On croyait avoir tout vu depuis le déclenchement de la crise des gilets jaunes : des mains arrachées, des yeux crevés, des handicapés renversés de leurs fauteuils, des femmes traînées par les cheveux, des vieillards jetés à terre, une Justice soudainement devenue intransigeante… On s’y était presque habitué, on s’apprêtait à vivre ainsi, actant le fait qu’il y avait désormais des oligarques qui pouvaient tout se permettre et des plébéiens qui devaient baisser la tête, raser les murs ou encaisser des coups.
On s’était habitué aussi à la contestation impuissante des stylos rouges, des blouses blanches, des gilets bleus, et au désespoir de tous ceux dont l’entreprise mettait la clé sous la porte, de tous ces agriculteurs qu’on éteignait discrètement comme une chandelle déjà morte.
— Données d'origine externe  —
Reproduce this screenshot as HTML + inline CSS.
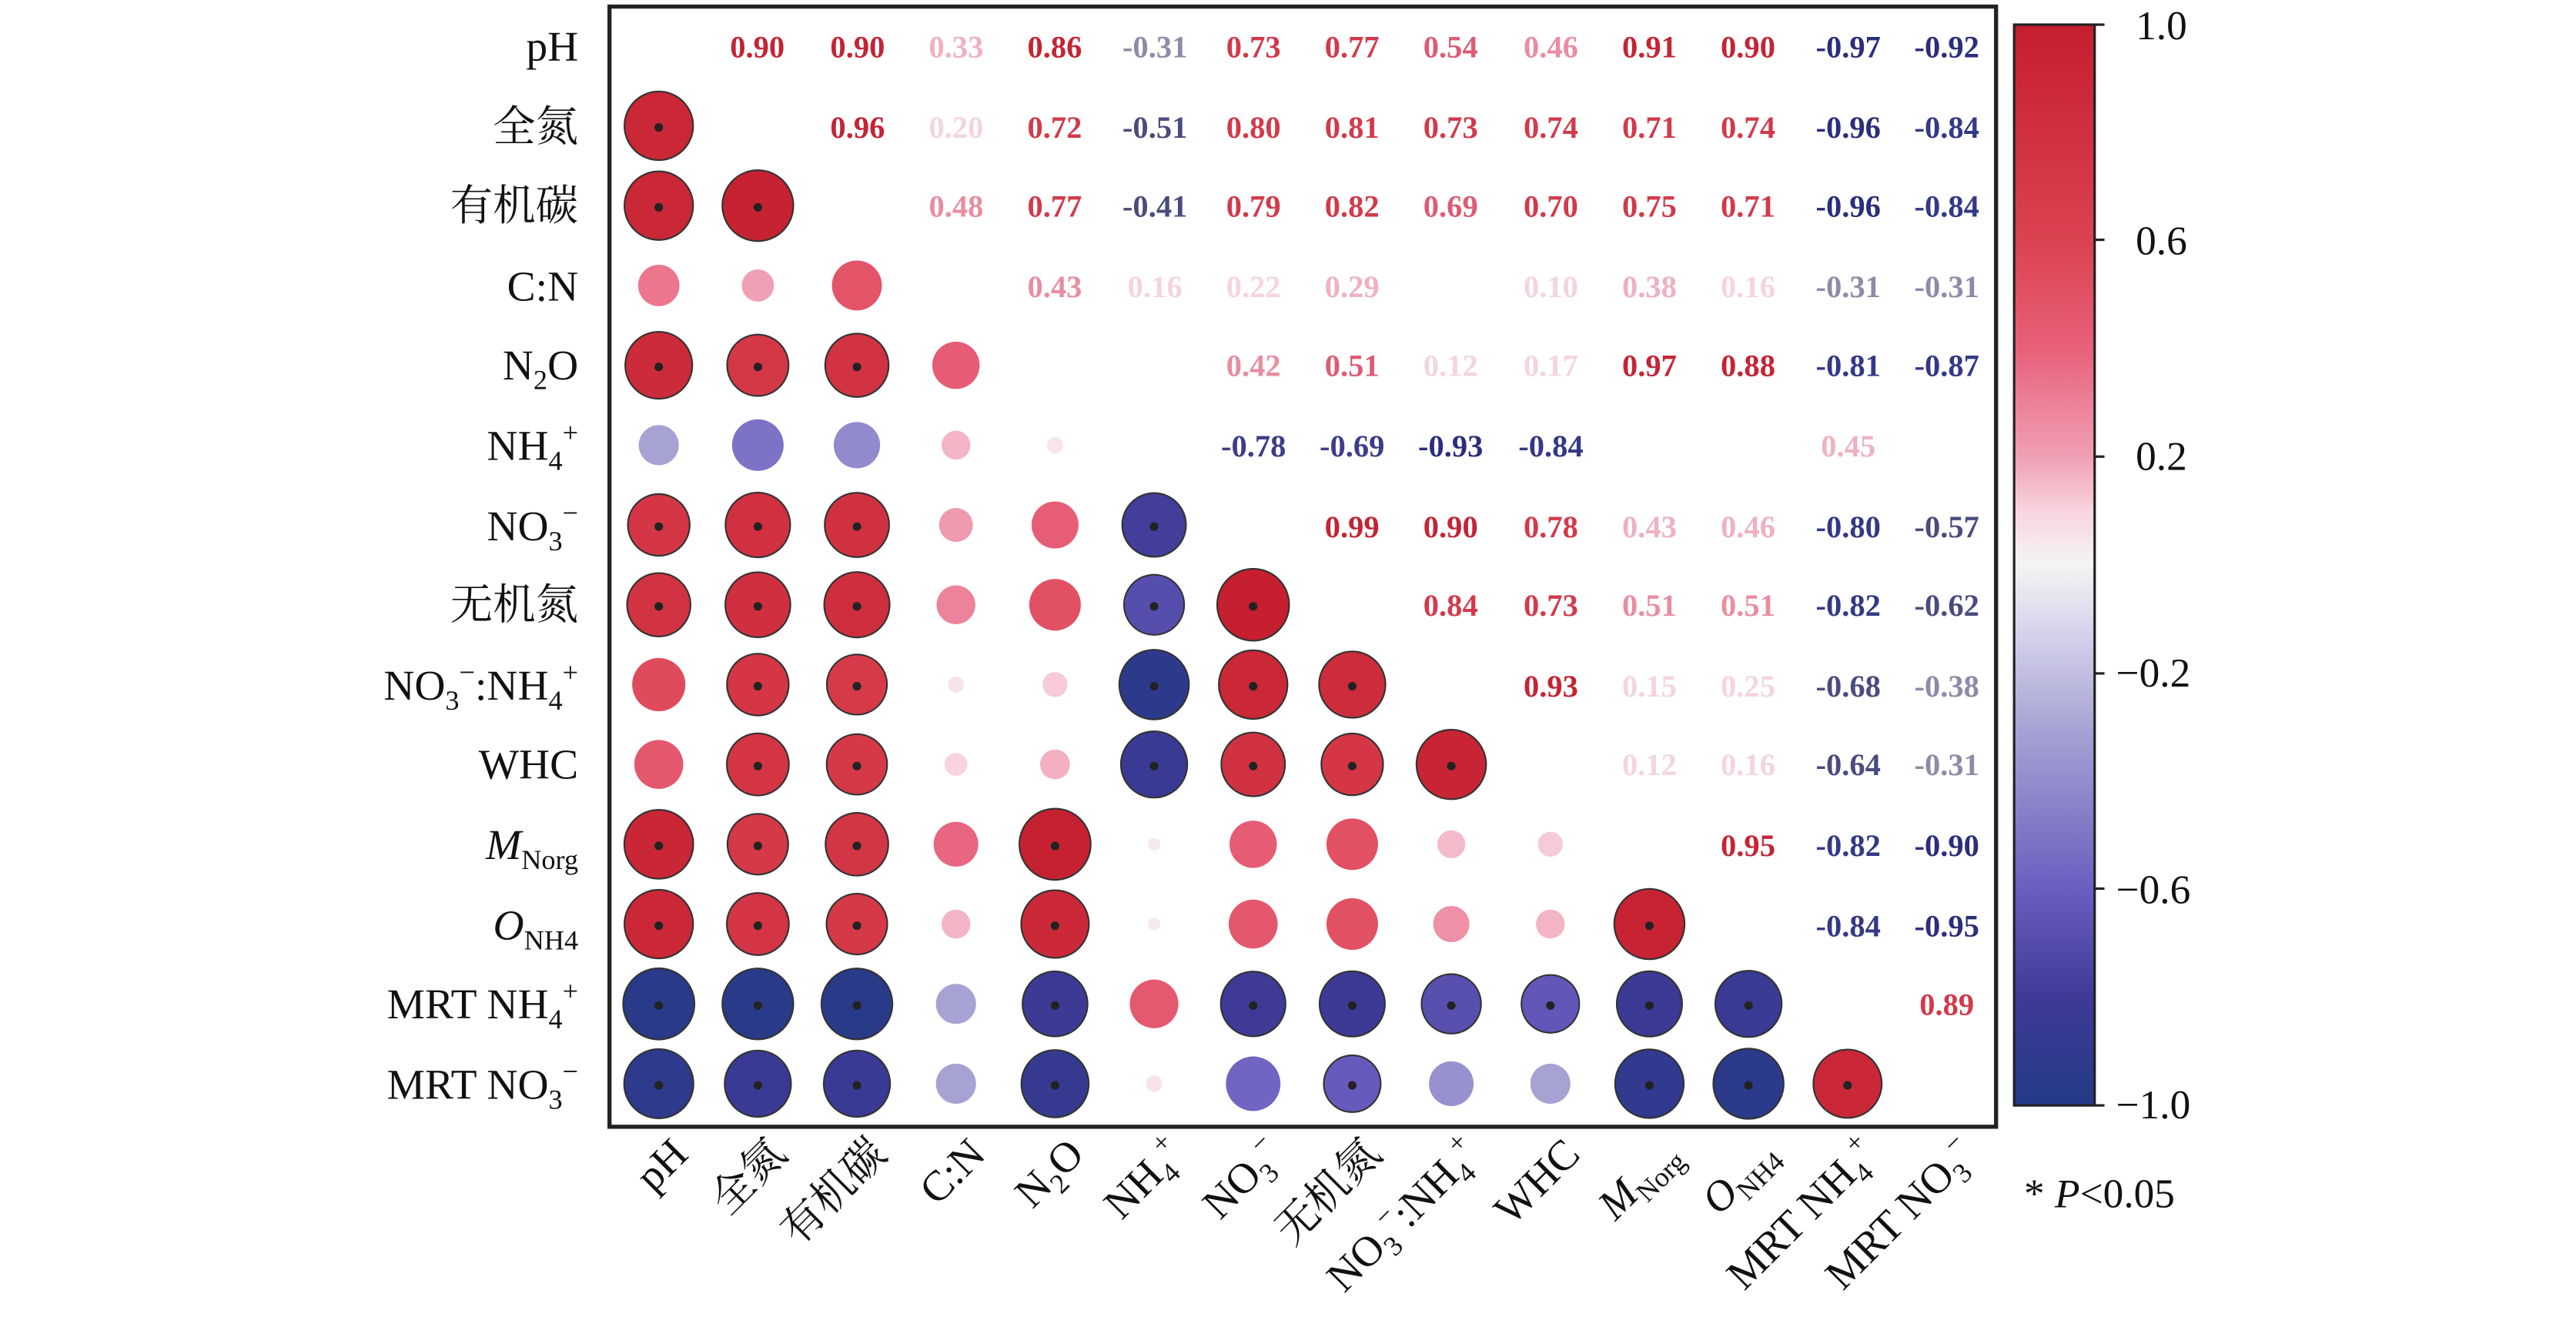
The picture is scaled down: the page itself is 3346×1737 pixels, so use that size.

Mais, que voulez-vous, BFM TV n’en parlait pas, alors, c’était juste un bruit de fond.
On se doutait bien que leurs revendications étaient légitimes, on entendait vaguement leurs cris, on les voyait parfois sur le bord de la route avec leurs pancartes pathétiques, mais que faire, que dire ? On passait son chemin en espérant être épargné par ce tsunami de la réforme, ce typhon de la libéralisation et de la financiarisation qui dévastait tout autour de nous.